Morocco invites one to enter and explore, but not too far. The mosque doors in the medina are unlocked. Visible inside the unmarked door is a pile of shoes and a simple protective wall. In the more spacious areas, the mosques are full of arches and shadows, water pools and tree lined paths. They are clearly oases in the endless brown surroundings. No signs, but for all the invitation to rest and peace that can be glimpsed, it is understood I as a woman, non-Muslim, am not allowed.
The medina beacons with meandering narrow alley-roads that curve tantalizingly, promising a great discovery just around the corner, but a few steps off the path in an unknown direction and the noise of the market disappears. The walls are painted cooling whites or blue and doors are uniquely decorated, but shut tight. Windows are high on the walls and covered with black grill, allowing no casual peek at the life inside. Life and noise are in the walled garden and patio, but only the family enters.
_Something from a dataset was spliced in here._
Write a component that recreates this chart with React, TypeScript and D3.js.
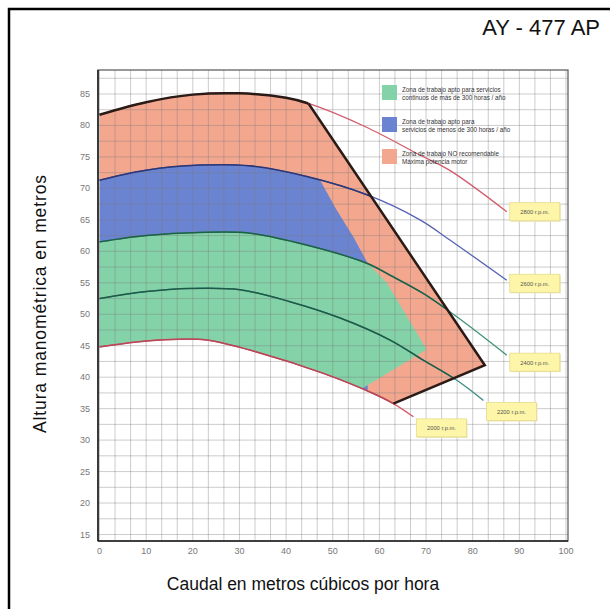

The women chatter and giggle, haggle and shout, link arms and cling close in the market, but most heads are covered, a few even veil faces. Even the young girls cover elbows and legs in the hottest weather. For all the universal female traits, the Westerner gets the sense of not belonging.
It is mysterious and exotic, a little exclusive and off putting, with a touch of dark and frightening. Inviting, curiously compelling, completely unknowable.